It seems like yesterday Apollo CEO Marc Rowan was calling private credit "investment grade" and safe for 401(k) retirement accounts. That virtually risk free private credit is no more as Apollo stockpiles cash, slashes leverage and dumps risky debt.
When "something bad happens" Rowan and his private equity peers have elected officials to work on billionaire bailouts and the Federal Reserve Bank to backstop their junk.
Before then they can play the system as financial cops have been pulled from the beat. My wise friend noted:
So Mr. Rowan said last week everything was fine, no worries, but it seems the private markets with his private view of his private problems gives him an edge to misdirect the crowds.Who would have figured? Wonder how many cheap CDS he purchased?
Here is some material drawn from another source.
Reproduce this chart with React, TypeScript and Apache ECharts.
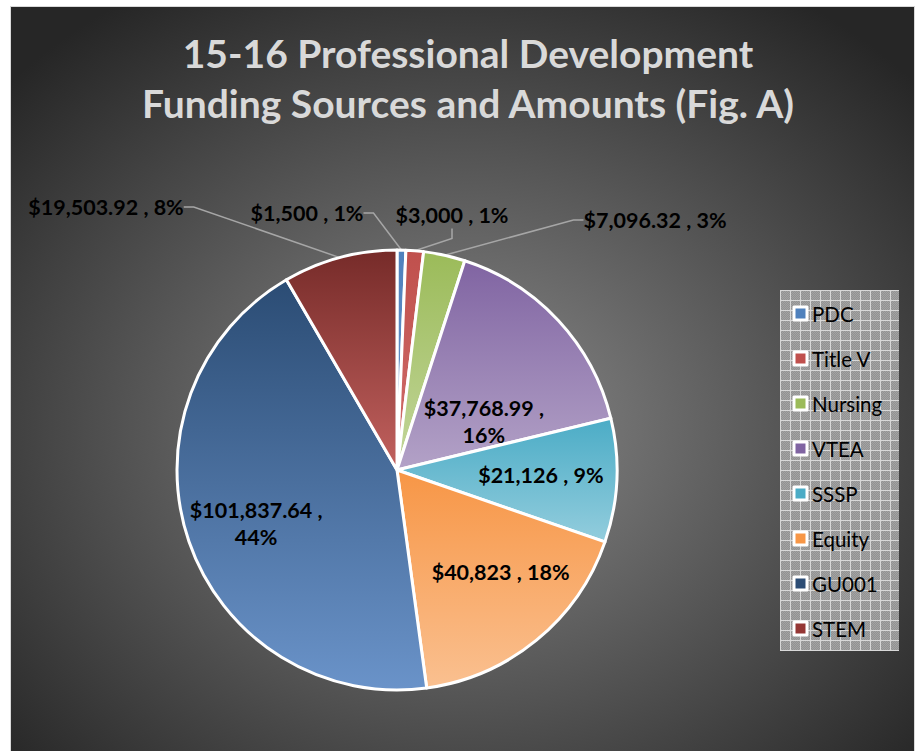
import React, { useEffect, useRef } from "react";
import * as echarts from "echarts";

// ---- data ----
const categories = ["PDC", "Title V", "Nursing", "VTEA", "SSSP", "Equity", "GU001", "STEM"];
const amounts = [1500, 3000, 7096.32, 37768.99, 21126, 40823, 101837.64, 19503.92];
const amountLabels = ["$1,500", "$3,000", "$7,096.32", "$37,768.99", "$21,126", "$40,823", "$101,837.64", "$19,503.92"];
const percentLabels = ["1%", "1%", "3%", "16%", "9%", "18%", "44%", "8%"];

// ---- styles ----
const topColors = ["#4F81BD", "#C0504D", "#9BBB59", "#8064A2", "#4BACC6", "#F79646", "#2B4C74", "#762B29"];
const bottomColors = ["#6A94CB", "#D06E6B", "#C3D69B", "#B3A2C7", "#93CDDD", "#FAC090", "#6A93C9", "#C2615E"];
const legendColors = ["#4F81BD", "#C0504D", "#9BBB59", "#8064A2", "#4BACC6", "#F79646", "#2C4D75", "#953735"];
const labelPlacement = ["outside", "outside", "outside", "inside", "inside", "inside", "inside", "outside"];
const labelBreak = [false, false, false, true, false, false, true, false];
const outsideLabelAt: Record<number, [number, number]> = { 0: [307, 213], 1: [452, 215], 2: [655, 220], 7: [106, 207] };
const insideLabelShift: Record<number, [number, number]> = { 3: [4, 28], 4: [31, 0], 5: [32, 15], 6: [-34, 17] };

const FONT = "Lato, 'Open Sans', sans-serif";

function makePattern(): HTMLCanvasElement {
  const c = document.createElement("canvas");
  c.width = 10;
  c.height = 10;
  const ctx = c.getContext("2d")!;
  for (let y = 0; y < 10; y++) {
    for (let x = 0; x < 10; x++) {
      ctx.fillStyle = (x + y) % 2 === 0 ? "#a3a3a3" : "#929292";
      ctx.fillRect(x, y, 1, 1);
    }
  }
  ctx.fillStyle = "#d8d8d8";
  ctx.fillRect(0, 0, 10, 1);
  ctx.fillRect(0, 0, 1, 10);
  return c;
}

export default function App() {
  const ref = useRef<HTMLDivElement>(null);
  useEffect(() => {
    if (!ref.current) return;
    const chart = echarts.init(ref.current, null, { renderer: "svg" });
    const pattern = makePattern();
    const data = categories.map((name, i) => {
      const outside = labelPlacement[i] === "outside";
      return {
        name,
        value: amounts[i],
        itemStyle: {
          color: new echarts.graphic.LinearGradient(0, 0, 0, 1, [
            { offset: 0, color: topColors[i] },
            { offset: 1, color: bottomColors[i] },
          ]),
        },
        label: {
          position: outside ? "outside" : "inside",
        },
        labelLine: { show: outside },
      };
    });
    chart.setOption({
      animation: false,
      graphic: [
        {
          type: "rect",
          z: -10,
          shape: { x: 10.5, y: 6.5, width: 904, height: 750 },
          style: {
            fill: new echarts.graphic.RadialGradient(0.5, 0.56, 0.68, [
              { offset: 0, color: "#8a8a8a" },
              { offset: 1, color: "#262626" },
            ]),
            stroke: "#d9d9d9",
            lineWidth: 1,
          },
        },
        {
          type: "rect",
          z: -5,
          shape: { x: 780, y: 290, width: 119, height: 361 },
          style: { fill: { image: pattern, repeat: "repeat" } as any },
        },
      ],
      title: {
        text: "15-16 Professional Development\nFunding Sources and Amounts (Fig. A)",
        left: 463,
        top: 23,
        textAlign: "center",
        textStyle: {
          fontFamily: FONT,
          fontSize: 39,
          fontWeight: "bold",
          color: "#d9d9d9",
          lineHeight: 50,
        },
      },
      legend: {
        orient: "vertical",
        left: 792.5,
        top: 303,
        itemWidth: 13,
        itemHeight: 13,
        itemGap: 24,
        icon: "rect",
        padding: 0,
        textStyle: { fontFamily: FONT, fontSize: 20.5, color: "#000", lineHeight: 20 },
        data: categories.map((c, i) => ({
          name: c,
          itemStyle: { color: legendColors[i], borderColor: "#fff", borderWidth: 3 },
        })),
      },
      series: [
        {
          type: "pie",
          center: [397, 470],
          radius: 220,
          startAngle: 90,
          clockwise: true,
          avoidLabelOverlap: false,
          itemStyle: { borderColor: "#fff", borderWidth: 3 },
          label: {
            fontFamily: FONT,
            fontSize: 21.5,
            fontWeight: "bold",
            color: "#000",
            lineHeight: 27,
            formatter: (p: any) => {
              const i = p.dataIndex;
              return amountLabels[i] + " ," + (labelBreak[i] ? "\n" : " ") + percentLabels[i];
            },
          },
          labelLine: {
            show: true,
            lineStyle: { color: "#a6a6a6", width: 1.5 },
            length: 20,
            length2: 10,
          },
          labelLayout: (params: any) => {
            const i = params.dataIndex;
            if (outsideLabelAt[i]) {
              return {
                x: outsideLabelAt[i][0],
                y: outsideLabelAt[i][1],
                align: "center",
                verticalAlign: "middle",
              };
            }
            const s = insideLabelShift[i] || [0, 0];
            return { dx: s[0], dy: s[1] };
          },
          emphasis: { disabled: true },
          data,
        },
      ],
    });
    return () => chart.dispose();
  }, []);
  return (
    <div
      ref={ref}
      style={{ position: "absolute", left: 0, top: 0, width: 919, height: 751, background: "#fff" }}
    />
  );
}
Will their PEUs survive the write downs as various sponsors pass bankrupt affiliates around like a bottle of Mezcal? Get the worm, get the company.
Surely, the PEU boys will not only survive but thrive in their secure estates to which they retreated. Batten down the super-yacht's hatches as well as those of the support yacht. Rough seas may be ahead.
Update 2-20-26: Institutional Risk Analyst reported:
Blue Owl Capital (OWL) shares tumbled this week after a decision to restrict withdrawals from one of its private credit funds raised fresh concern over the risks bubbling under the surface of the $1.8 trillion credit market. The OWL disaster took down the shares of other alternative asset managers.We think this is just the beginning of a major reset in private credit. Blue Owl shares closed 5.9% lower yesterday, while peers Ares Management (ARES), Apollo Global Management (APO), Blackstone (BX), KKR & Co (KKR) and TPG (TPG). also plunged. “Blue Owl’s decision highlights a key risk for retail investors drawn to private credit: such funds offer less liquidity than public markets, and firms can block their investors from cashing in,” reports Bloomberg.